Quote the data below in full, minus the images.
--- Begin Records supplied ---
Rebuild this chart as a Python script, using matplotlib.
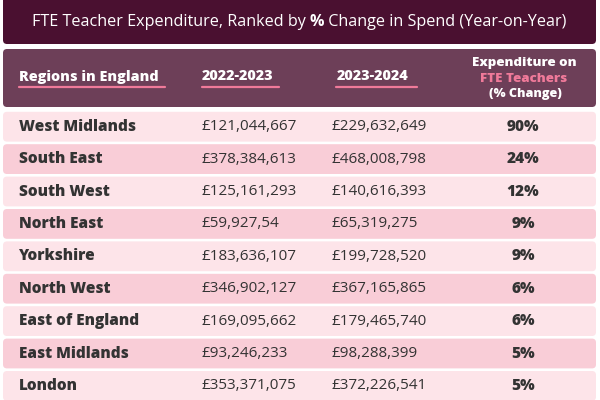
import matplotlib
matplotlib.use("Agg")
import matplotlib.pyplot as plt
from matplotlib.patches import FancyBboxPatch

title_parts = ["FTE Teacher Expenditure, Ranked by ", "%", " Change in Spend (Year-on-Year)"]
col_headers = ["Regions in England", "2022-2023", "2023-2024"]
last_header = ["Expenditure on", "FTE Teachers", "(% Change)"]
regions = ["West Midlands", "South East", "South West", "North East", "Yorkshire",
           "North West", "East of England", "East Midlands", "London"]
spend_2022 = ["£121,044,667", "£378,384,613", "£125,161,293", "£59,927,54", "£183,636,107",
              "£346,902,127", "£169,095,662", "£93,246,233", "£353,371,075"]
spend_2023 = ["£229,632,649", "£468,008,798", "£140,616,393", "£65,319,275", "£199,728,520",
              "£367,165,865", "£179,465,740", "£98,288,399", "£372,226,541"]
pct_change = [90, 24, 12, 9, 9, 6, 6, 5, 5]

FONT = ["Open Sans", "DejaVu Sans"]
DARK = "#4a1030"
HEAD = "#6d3f58"
PINK = "#f07a9a"
ROW_A = "#fde4e9"
ROW_B = "#f9cdd7"
TXT = "#333333"

fig = plt.figure(figsize=(6, 4), dpi=100)
ax = fig.add_axes([0, 0, 1, 1])
ax.set_xlim(0, 600)
ax.set_ylim(400, 0)
ax.axis("off")


def box(x0, y0, x1, y1, color, r=4):
    p = FancyBboxPatch((x0, y0), x1 - x0, y1 - y0,
                       boxstyle=f"round,pad=0,rounding_size={r}",
                       facecolor=color, edgecolor="none")
    ax.add_patch(p)


# title box
box(3, -6, 596, 44, DARK)
weights = ["normal", "bold", "normal"]
fig.canvas.draw()
renderer = fig.canvas.get_renderer()
tmp, widths = [], []
for s, w in zip(title_parts, weights):
    t = ax.text(0, 21.5, s, fontsize=11.6, family=FONT, fontweight=w, color="white",
                va="center")
    bb = t.get_window_extent(renderer=renderer)
    widths.append(bb.width)
    tmp.append(t)
x = 299 - sum(widths) / 2
for t, wd in zip(tmp, widths):
    t.set_x(x)
    x += wd

# header box
box(3, 49, 596, 107, HEAD)
hdr_x = [19, 202, 337]
ul = [(19, 165), (202, 279), (336, 417)]
for h, xx, (u0, u1) in zip(col_headers, hdr_x, ul):
    ax.text(xx, 76.5, h, fontsize=10.4, family=FONT, fontweight="heavy", color="white",
            va="center", ha="left")
    ax.plot([u0, u1], [86.5, 86.5], color=PINK, lw=1.6, solid_capstyle="round")
ax.text(524, 63, last_header[0], fontsize=9.6, family=FONT, fontweight="heavy",
        color="white", ha="center", va="center")
ax.text(524, 78.5, last_header[1], fontsize=9.6, family=FONT, fontweight="heavy",
        color=PINK, ha="center", va="center")
ax.text(525, 93.5, last_header[2], fontsize=9.1, family=FONT, fontweight="heavy",
        color="white", ha="center", va="center")

# rows
top = 111.8
pitch = 32.4
for i, (r, a, b, p) in enumerate(zip(regions, spend_2022, spend_2023, pct_change)):
    y0 = top + i * pitch
    y1 = y0 + 29.8
    box(3, y0, 596, y1, ROW_A if i % 2 == 0 else ROW_B)
    yc = (y0 + y1) / 2
    ax.text(19, yc, r, fontsize=11.1, family=FONT, fontweight="heavy", color=TXT,
            ha="left", va="center")
    ax.text(202, yc, a, fontsize=11.0, family=FONT, color=TXT, ha="left", va="center")
    ax.text(332, yc, b, fontsize=11.0, family=FONT, color=TXT, ha="left", va="center")
    ax.text(523, yc, f"{p}%", fontsize=11.1, family=FONT, fontweight="heavy", color=TXT,
            ha="center", va="center")

fig.savefig("out.png", dpi=100, facecolor="white")
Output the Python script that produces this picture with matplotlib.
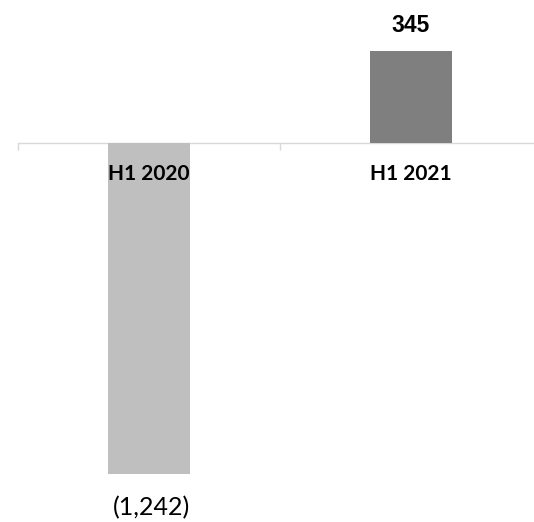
--- End Records supplied ---
**Worked solution**.
Rebuild this chart as a Python script, using matplotlib.
import matplotlib
matplotlib.use("Agg")
import matplotlib.pyplot as plt
from matplotlib.patches import FancyBboxPatch

title_parts = ["FTE Teacher Expenditure, Ranked by ", "%", " Change in Spend (Year-on-Year)"]
col_headers = ["Regions in England", "2022-2023", "2023-2024"]
last_header = ["Expenditure on", "FTE Teachers", "(% Change)"]
regions = ["West Midlands", "South East", "South West", "North East", "Yorkshire",
           "North West", "East of England", "East Midlands", "London"]
spend_2022 = ["£121,044,667", "£378,384,613", "£125,161,293", "£59,927,54", "£183,636,107",
              "£346,902,127", "£169,095,662", "£93,246,233", "£353,371,075"]
spend_2023 = ["£229,632,649", "£468,008,798", "£140,616,393", "£65,319,275", "£199,728,520",
              "£367,165,865", "£179,465,740", "£98,288,399", "£372,226,541"]
pct_change = [90, 24, 12, 9, 9, 6, 6, 5, 5]

FONT = ["Open Sans", "DejaVu Sans"]
DARK = "#4a1030"
HEAD = "#6d3f58"
PINK = "#f07a9a"
ROW_A = "#fde4e9"
ROW_B = "#f9cdd7"
TXT = "#333333"

fig = plt.figure(figsize=(6, 4), dpi=100)
ax = fig.add_axes([0, 0, 1, 1])
ax.set_xlim(0, 600)
ax.set_ylim(400, 0)
ax.axis("off")


def box(x0, y0, x1, y1, color, r=4):
    p = FancyBboxPatch((x0, y0), x1 - x0, y1 - y0,
                       boxstyle=f"round,pad=0,rounding_size={r}",
                       facecolor=color, edgecolor="none")
    ax.add_patch(p)


# title box
box(3, -6, 596, 44, DARK)
weights = ["normal", "bold", "normal"]
fig.canvas.draw()
renderer = fig.canvas.get_renderer()
tmp, widths = [], []
for s, w in zip(title_parts, weights):
    t = ax.text(0, 21.5, s, fontsize=11.6, family=FONT, fontweight=w, color="white",
                va="center")
    bb = t.get_window_extent(renderer=renderer)
    widths.append(bb.width)
    tmp.append(t)
x = 299 - sum(widths) / 2
for t, wd in zip(tmp, widths):
    t.set_x(x)
    x += wd

# header box
box(3, 49, 596, 107, HEAD)
hdr_x = [19, 202, 337]
ul = [(19, 165), (202, 279), (336, 417)]
for h, xx, (u0, u1) in zip(col_headers, hdr_x, ul):
    ax.text(xx, 76.5, h, fontsize=10.4, family=FONT, fontweight="heavy", color="white",
            va="center", ha="left")
    ax.plot([u0, u1], [86.5, 86.5], color=PINK, lw=1.6, solid_capstyle="round")
ax.text(524, 63, last_header[0], fontsize=9.6, family=FONT, fontweight="heavy",
        color="white", ha="center", va="center")
ax.text(524, 78.5, last_header[1], fontsize=9.6, family=FONT, fontweight="heavy",
        color=PINK, ha="center", va="center")
ax.text(525, 93.5, last_header[2], fontsize=9.1, family=FONT, fontweight="heavy",
        color="white", ha="center", va="center")

# rows
top = 111.8
pitch = 32.4
for i, (r, a, b, p) in enumerate(zip(regions, spend_2022, spend_2023, pct_change)):
    y0 = top + i * pitch
    y1 = y0 + 29.8
    box(3, y0, 596, y1, ROW_A if i % 2 == 0 else ROW_B)
    yc = (y0 + y1) / 2
    ax.text(19, yc, r, fontsize=11.1, family=FONT, fontweight="heavy", color=TXT,
            ha="left", va="center")
    ax.text(202, yc, a, fontsize=11.0, family=FONT, color=TXT, ha="left", va="center")
    ax.text(332, yc, b, fontsize=11.0, family=FONT, color=TXT, ha="left", va="center")
    ax.text(523, yc, f"{p}%", fontsize=11.1, family=FONT, fontweight="heavy", color=TXT,
            ha="center", va="center")

fig.savefig("out.png", dpi=100, facecolor="white")
Output the Python script that produces this picture with matplotlib.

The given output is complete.